# Problem statement:
Report only the number of lines in this material that include the string "chart".

# The input:
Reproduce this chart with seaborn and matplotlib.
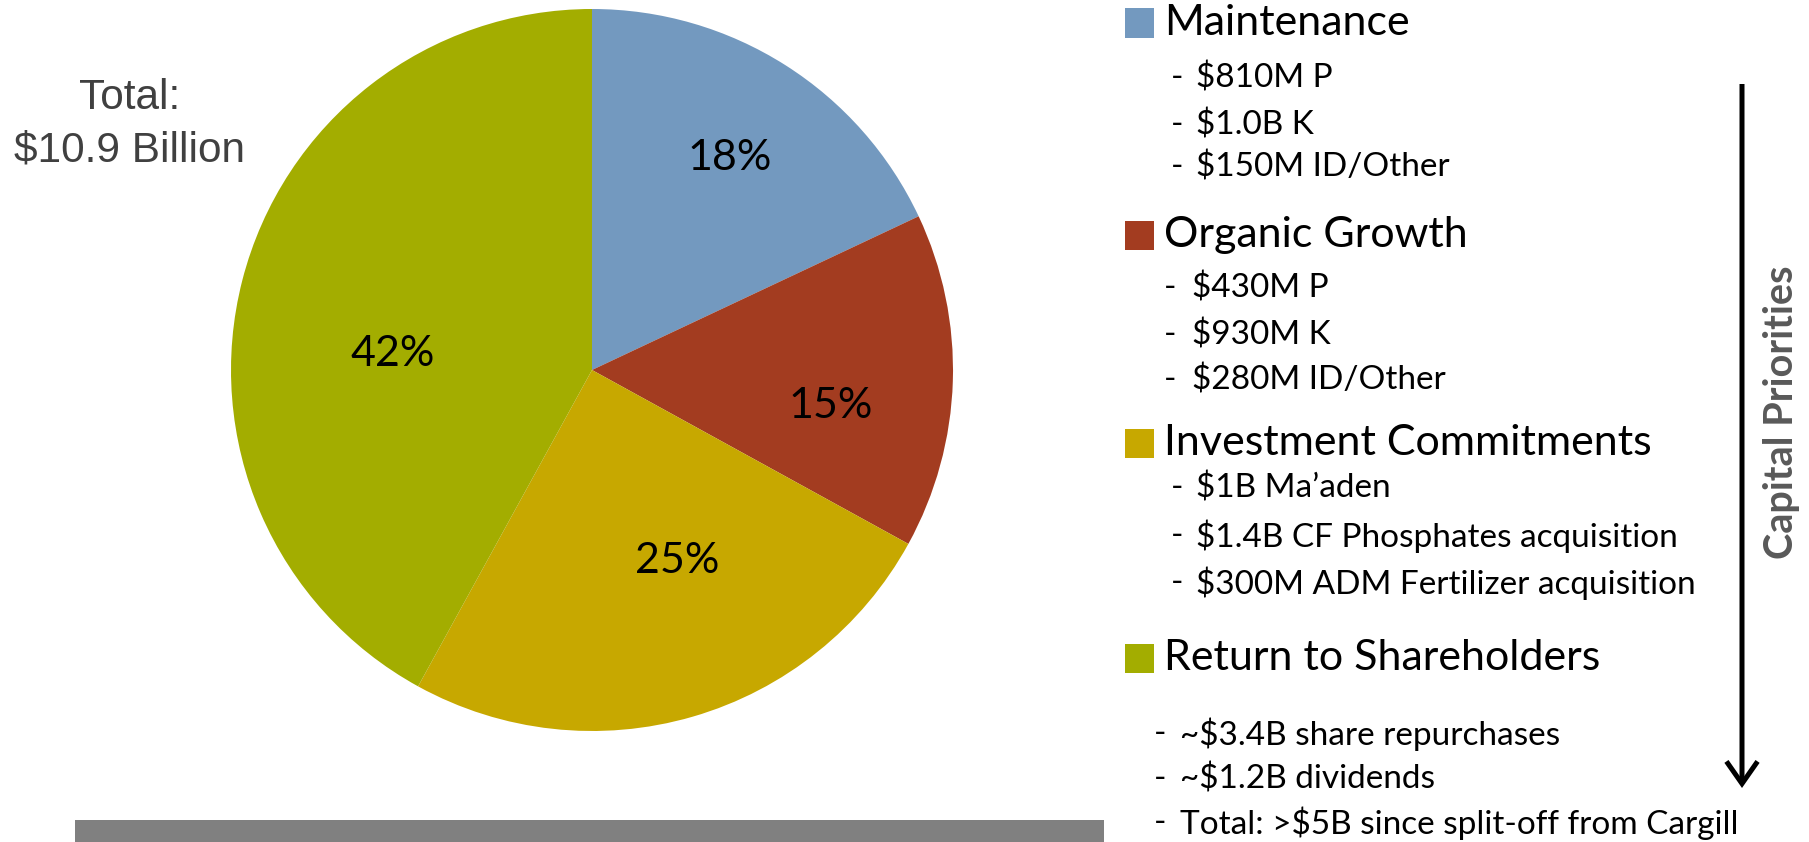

* * *

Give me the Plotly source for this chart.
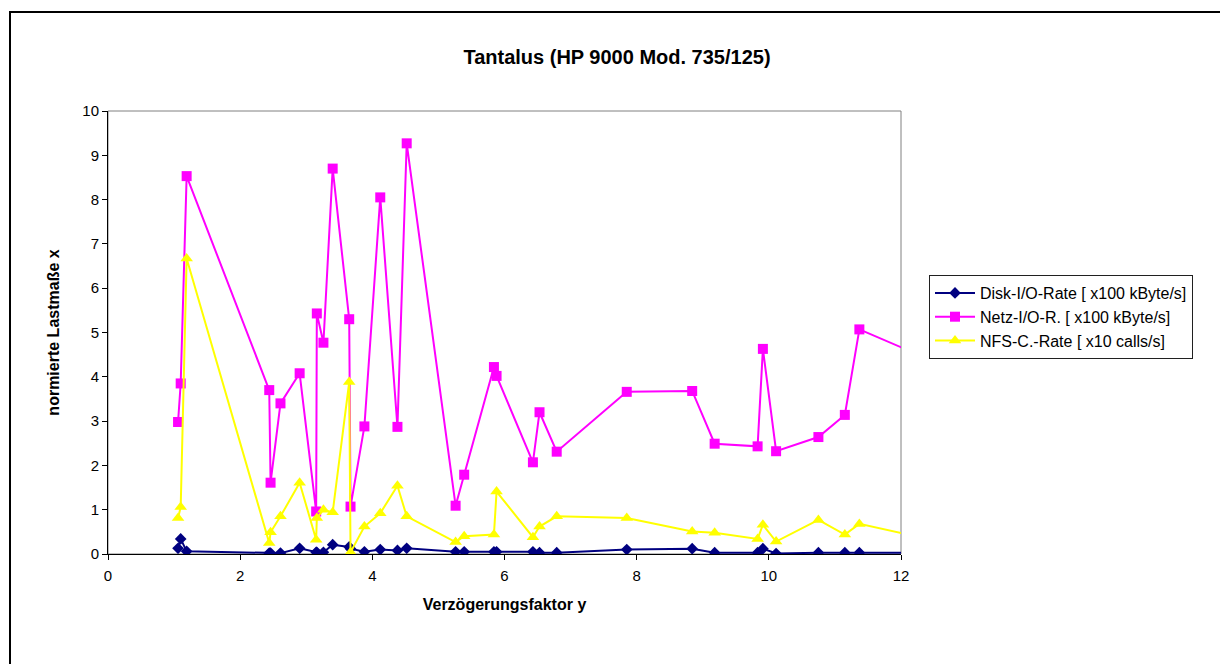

==

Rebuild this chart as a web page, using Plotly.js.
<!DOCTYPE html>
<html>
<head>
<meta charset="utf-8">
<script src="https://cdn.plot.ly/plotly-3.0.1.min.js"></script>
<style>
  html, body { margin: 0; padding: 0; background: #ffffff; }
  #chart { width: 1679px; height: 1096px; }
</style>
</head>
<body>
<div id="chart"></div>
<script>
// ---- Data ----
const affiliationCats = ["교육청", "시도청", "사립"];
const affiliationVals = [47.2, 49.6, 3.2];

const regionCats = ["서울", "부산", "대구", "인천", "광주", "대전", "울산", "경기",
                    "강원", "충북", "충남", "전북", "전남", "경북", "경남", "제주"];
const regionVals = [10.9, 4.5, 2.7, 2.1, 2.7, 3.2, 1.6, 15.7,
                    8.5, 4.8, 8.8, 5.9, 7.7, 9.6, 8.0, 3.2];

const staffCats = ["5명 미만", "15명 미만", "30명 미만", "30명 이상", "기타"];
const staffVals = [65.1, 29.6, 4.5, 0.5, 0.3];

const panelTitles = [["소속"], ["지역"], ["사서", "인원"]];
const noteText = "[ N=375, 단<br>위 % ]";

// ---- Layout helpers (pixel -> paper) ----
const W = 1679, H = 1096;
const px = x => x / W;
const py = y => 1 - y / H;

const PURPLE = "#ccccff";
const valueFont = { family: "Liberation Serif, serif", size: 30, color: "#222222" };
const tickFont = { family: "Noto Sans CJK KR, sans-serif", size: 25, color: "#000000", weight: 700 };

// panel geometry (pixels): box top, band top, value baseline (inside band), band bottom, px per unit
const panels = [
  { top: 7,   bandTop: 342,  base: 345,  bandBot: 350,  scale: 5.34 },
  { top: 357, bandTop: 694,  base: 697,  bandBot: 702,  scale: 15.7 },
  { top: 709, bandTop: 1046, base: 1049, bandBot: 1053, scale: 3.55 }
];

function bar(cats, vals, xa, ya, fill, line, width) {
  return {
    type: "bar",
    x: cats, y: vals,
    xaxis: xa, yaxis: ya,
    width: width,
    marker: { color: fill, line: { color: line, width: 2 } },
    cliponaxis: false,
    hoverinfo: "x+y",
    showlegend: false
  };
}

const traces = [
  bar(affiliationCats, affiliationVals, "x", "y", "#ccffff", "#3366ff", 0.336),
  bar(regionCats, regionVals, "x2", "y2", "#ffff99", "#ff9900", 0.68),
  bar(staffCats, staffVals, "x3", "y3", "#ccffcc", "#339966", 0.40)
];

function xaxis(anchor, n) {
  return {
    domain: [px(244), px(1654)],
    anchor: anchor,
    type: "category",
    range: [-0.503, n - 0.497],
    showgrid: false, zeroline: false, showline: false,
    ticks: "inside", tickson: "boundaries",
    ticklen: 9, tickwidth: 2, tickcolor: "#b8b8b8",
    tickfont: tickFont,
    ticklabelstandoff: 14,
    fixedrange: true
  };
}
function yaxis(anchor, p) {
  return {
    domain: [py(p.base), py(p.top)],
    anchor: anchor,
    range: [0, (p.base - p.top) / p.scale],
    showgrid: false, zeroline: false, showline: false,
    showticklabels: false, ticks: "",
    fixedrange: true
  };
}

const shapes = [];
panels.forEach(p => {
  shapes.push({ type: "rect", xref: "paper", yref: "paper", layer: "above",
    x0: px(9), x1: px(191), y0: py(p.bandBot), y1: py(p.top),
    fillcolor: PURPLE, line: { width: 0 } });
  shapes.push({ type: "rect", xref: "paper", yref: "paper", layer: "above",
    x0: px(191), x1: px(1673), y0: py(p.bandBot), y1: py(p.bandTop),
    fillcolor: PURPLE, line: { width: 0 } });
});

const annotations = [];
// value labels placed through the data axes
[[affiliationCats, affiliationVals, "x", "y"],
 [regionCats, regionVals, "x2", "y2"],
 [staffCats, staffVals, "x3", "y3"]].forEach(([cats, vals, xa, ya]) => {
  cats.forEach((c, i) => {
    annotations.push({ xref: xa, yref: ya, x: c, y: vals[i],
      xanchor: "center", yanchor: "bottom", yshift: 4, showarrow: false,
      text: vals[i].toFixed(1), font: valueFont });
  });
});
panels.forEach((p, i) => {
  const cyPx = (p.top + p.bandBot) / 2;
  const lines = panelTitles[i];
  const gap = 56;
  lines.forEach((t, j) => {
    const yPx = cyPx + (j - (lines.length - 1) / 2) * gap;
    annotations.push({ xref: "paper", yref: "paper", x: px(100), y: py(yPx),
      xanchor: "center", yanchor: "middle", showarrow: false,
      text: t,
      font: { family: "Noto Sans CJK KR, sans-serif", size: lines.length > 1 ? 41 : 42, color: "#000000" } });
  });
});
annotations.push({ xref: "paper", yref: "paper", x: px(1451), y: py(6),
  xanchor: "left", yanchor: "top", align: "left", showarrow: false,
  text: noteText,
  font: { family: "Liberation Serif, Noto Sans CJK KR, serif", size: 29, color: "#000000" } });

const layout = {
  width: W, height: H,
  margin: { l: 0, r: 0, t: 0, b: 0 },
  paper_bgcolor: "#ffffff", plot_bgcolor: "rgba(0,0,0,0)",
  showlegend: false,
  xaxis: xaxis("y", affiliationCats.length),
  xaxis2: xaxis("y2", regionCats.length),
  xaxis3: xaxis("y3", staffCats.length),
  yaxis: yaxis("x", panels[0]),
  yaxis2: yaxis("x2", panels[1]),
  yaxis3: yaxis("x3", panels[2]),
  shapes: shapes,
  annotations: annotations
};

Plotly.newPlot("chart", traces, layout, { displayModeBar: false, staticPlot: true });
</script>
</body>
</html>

# Task result:
6